The 18-member committee is the UN body charged with the responsibility of monitoring the implementation of the international Convention on the Rights of the Child, to which several UN member states are signatories and state parties to the convention.

Ebigbo, who arrived in New York last week has been campaigning around the UN diplomatic community under the auspices of the Nigerian Permanent Mission to the UN.

The Nigerian Mission under the leadership of Permanent Representative and Ambassador, Prof. U. Joy Ogwu, also announced a major campaign reception billed for yesterday afternoon at Nigeria House to sell Prof. Ebigbo’s candidacy to the UN diplomatic community.

The Nigerian Mission elections and campaign officer, Mr.

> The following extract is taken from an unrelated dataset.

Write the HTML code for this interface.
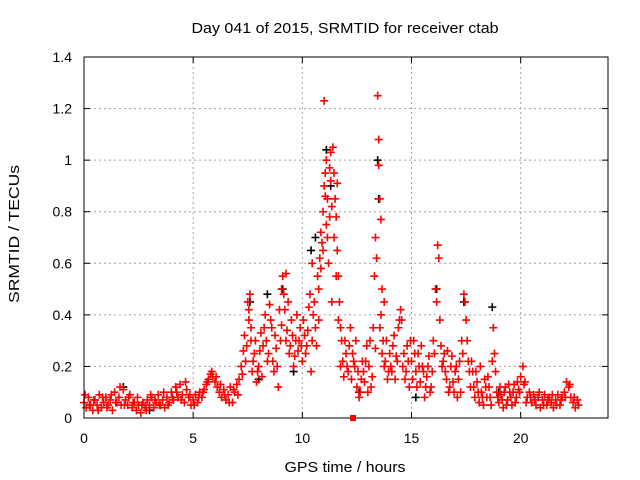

Lawrence Olufemi Obisakin, is also coordinating the campaign effort for the Nigerian candidate in what many at the UN concede as a tough election. For instance, unlike with previous practice where the UN African Group would normally agree on consensus candidates, in today’s election of the 24 countries seeking the nine vacant seats 11 are from Africa.

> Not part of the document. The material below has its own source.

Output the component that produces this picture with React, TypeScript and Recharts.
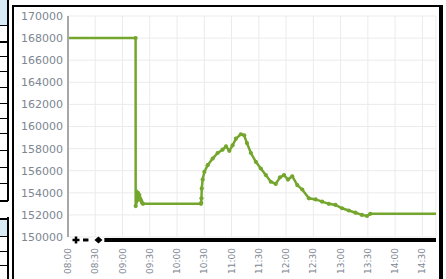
import React from "react";
import { LineChart, Line, XAxis, YAxis, CartesianGrid, ReferenceLine, ReferenceDot } from "recharts";

// minutes since 08:00
const times = [
  0, 74.4, 74.5, 76, 77, 78.5, 79.3, 80.5, 81.5, 82.5, 146.3,
  146.6, 146.9, 147.2, 148.2, 150.1, 153.7, 159.2, 164.7, 170.1, 173.9,
  177.5, 181.1, 184.8, 190.3, 193.9, 196.9, 201.3, 206.7, 212.2, 217.7,
  223.2, 228.6, 233.3, 237.7, 242.1, 246.8, 252.3, 257.8, 265.1, 272.5,
  279.7, 287.0, 294.4, 301.6, 309.0, 316.3, 323.5, 329.0, 332.7, 405,
];
const values = [
  168000, 168000, 152800, 153300, 154000, 153800, 153500, 153300, 153100, 153000, 153000,
  153100, 153500, 154400, 155200, 155900, 156500, 157100, 157600, 157900, 158200,
  157800, 158300, 158900, 159300, 159200, 158500, 157600, 156800, 156200, 155600,
  155000, 154800, 155400, 155600, 155200, 155500, 154700, 154300, 153500, 153400,
  153200, 153000, 152900, 152600, 152400, 152200, 152000, 151900, 152100, 152100,
];

const tickMinutes = [0, 30, 60, 90, 120, 150, 180, 210, 240, 270, 300, 330, 360, 390];
const tickLabels = ["08:00", "08:30", "09:00", "09:30", "10:00", "10:30", "11:00", "11:30", "12:00", "12:30", "13:00", "13:30", "14:00", "14:30"];
const yTicks = [150000, 152000, 154000, 156000, 158000, 160000, 162000, 164000, 166000, 168000, 170000];

// black baseline strip below the axis
const baseValue = 149730;
const baseBarStart = 40;
const baseBarEnd = 405;
const baseDashStart = 16.5;
const baseDashEnd = 22.5;
const basePlusAt = 8.8;
const baseDiamondAt = 33.5;

const data = times.map((t, i) => ({ t, v: values[i] }));

const GREEN = "#74a62d";
const LABEL = "#7d8691";
const FONT = "DejaVu Sans, Verdana, sans-serif";

const XTick = (props: any) => {
  const { x, y, payload } = props;
  const i = tickMinutes.indexOf(payload.value);
  return (
    <text
      x={x}
      y={y}
      dy={3}
      transform={`rotate(-90 ${x} ${y})`}
      textAnchor="end"
      fontSize={9}
      fontFamily={FONT}
      fill={LABEL}
    >
      {tickLabels[i]}
    </text>
  );
};

const renderDot = (props: any) => {
  const { cx, cy, payload, index } = props;
  if (payload.t > 74 && payload.t < 335) {
    return <circle key={`d${index}`} cx={cx} cy={cy} r={2.1} fill={GREEN} stroke="none" />;
  }
  return <g key={`d${index}`} />;
};

const plusShape = (props: any) => {
  const { cx, cy } = props;
  return (
    <g>
      <line x1={cx - 3.5} x2={cx + 3.5} y1={cy} y2={cy} stroke="#000" strokeWidth={2.5} />
      <line x1={cx} x2={cx} y1={cy - 3.5} y2={cy + 3.5} stroke="#000" strokeWidth={2.5} />
    </g>
  );
};

const diamondShape = (props: any) => {
  const { cx, cy } = props;
  return <path d={`M${cx - 4},${cy} L${cx},${cy - 3.5} L${cx + 4},${cy} L${cx},${cy + 3.5} Z`} fill="#000" />;
};

const rowLines = [25, 41, 56, 71, 87, 103, 118, 133, 150, 167, 183, 200];
const rowLines2 = [218, 236, 251, 265];

export default function App() {
  return (
    <div style={{ position: "absolute", left: 0, top: 0, width: 446, height: 279, overflow: "hidden", background: "#fff" }}>
      {/* left partial tables */}
      <div style={{ position: "absolute", left: 0, top: 0, width: 7, height: 25, background: "#d6ebf5" }} />
      <div style={{ position: "absolute", left: 7, top: 0, width: 2, height: 201, background: "#000" }} />
      {rowLines.map((y, i) => (
        <div key={`r${i}`} style={{ position: "absolute", left: 0, top: y, width: 8, height: i === 1 || i === rowLines.length - 1 ? 2 : 1, background: "#000" }} />
      ))}
      <div style={{ position: "absolute", left: 0, top: 218, width: 7, height: 18, background: "#d6ebf5" }} />
      <div style={{ position: "absolute", left: 7, top: 217, width: 2, height: 62, background: "#000" }} />
      {rowLines2.map((y, i) => (
        <div key={`s${i}`} style={{ position: "absolute", left: 0, top: y, width: 8, height: i === 0 ? 2 : 1, background: "#000" }} />
      ))}
      {/* frame */}
      <div style={{ position: "absolute", left: 12, top: 5, width: 425, height: 300, borderLeft: "2px solid #000", borderTop: "2px solid #000", borderRight: "4px solid #000" }} />
      <div style={{ position: "absolute", left: 0, top: 0 }}>
        <LineChart width={446} height={279} data={data} margin={{ top: 16, right: 10, bottom: 0, left: 13 }}>
          <CartesianGrid stroke="#ebebeb" strokeWidth={1} />
          <XAxis
            dataKey="t"
            type="number"
            domain={[0, 405]}
            ticks={tickMinutes}
            axisLine={false}
            tickLine={false}
            tickSize={0}
            tickMargin={11}
            height={42}
            tick={<XTick />}
            interval={0}
          />
          <YAxis
            type="number"
            domain={[150000, 170000]}
            ticks={yTicks}
            allowDataOverflow
            width={55}
            axisLine={{ stroke: "#a8a8a8", strokeWidth: 2 }}
            tickLine={false}
            tickSize={0}
            tickMargin={5}
            interval={0}
            tick={{ fontSize: 11, fill: LABEL, fontFamily: FONT }}
          />
          <Line
            type="linear"
            dataKey="v"
            stroke={GREEN}
            strokeWidth={2.5}
            dot={renderDot}
            activeDot={false}
            isAnimationActive={false}
          />
          <ReferenceLine
            segment={[{ x: baseBarStart, y: baseValue }, { x: baseBarEnd, y: baseValue }]}
            stroke="#000"
            strokeWidth={4}
            ifOverflow="visible"
          />
          <ReferenceLine
            segment={[{ x: baseDashStart, y: baseValue }, { x: baseDashEnd, y: baseValue }]}
            stroke="#000"
            strokeWidth={3}
            ifOverflow="visible"
          />
          <ReferenceDot x={basePlusAt} y={baseValue} ifOverflow="visible" shape={plusShape} />
          <ReferenceDot x={baseDiamondAt} y={baseValue} ifOverflow="visible" shape={diamondShape} />
        </LineChart>
      </div>
    </div>
  );
}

African countries presenting candidates for the election apart from Nigeria are Ghana, Algeria, Tunisia, Cameroun, Burkina Fasso and Madagascar, being countries that submitted their nominations for the election before the deadline in August. However four additional African countries turned in their nominations late, but are also listed as interested in today’s election. They are Sudan, Egypt, Zimbabwe and Congo-DRC.

Other UN member states presenting candidates outside of Africa are Saudi Arabia, Haiti, Spain, Monaco, Suriname, Hungary, Georgia, Lithuania, and Sri Lanka. The others which submitted their nominations late are the United Arab Emirates (UAE),  Dominican Republic and Macedonia.

However, Obisakin said at the weekend that while the competition for the seat was intense for this particular election, the Nigerian candidate, Ebigbo, was one of the most eminent candidates for the job.

Ebigbo, an experienced Child Rights Advocate is the Regional President of the African Network for the Prevention and Protection Against Child Abuse and Neglect (ANPPCAN) until March this year and it was under his leadership that the body won the African Union Commission’s Champion of Children Award in 2007.

Ebigbo organised the first conference on Child Abuse and Neglect in Africa in 1986 and as ANPPCAN leader in Nigeria, he has run Child Rights monitoring centres in Enugu, Kaduna, Kano, Onitsha, Ibadan and Lagos since 1991. The Nigerian candidate, who had his university education in Germany, is married to a German wife who is a recipient of Germany’s highest award of Federal Order of the Merit cross.

By last Friday, Obisakin and Ebigbo were moving from one campaign event to another in different offices of UN member-states, passing out fliers of the Nigerian candidate and engaging diplomats on UN grounds and lounges on the quality of his candidature.

To clinch the four-year membership of the committee, UN member states who are interested in the election are required to present candidates with “high moral standing and competence in the field covered by the Convention on the Rights of the Child,” according to the UN rules.

Candidates to be formally presented by their countries are however to serve in their personal capacities once elected as is the case for other UN bodies like the International Court of Justice and International Law Commission where Nigerians have actively served.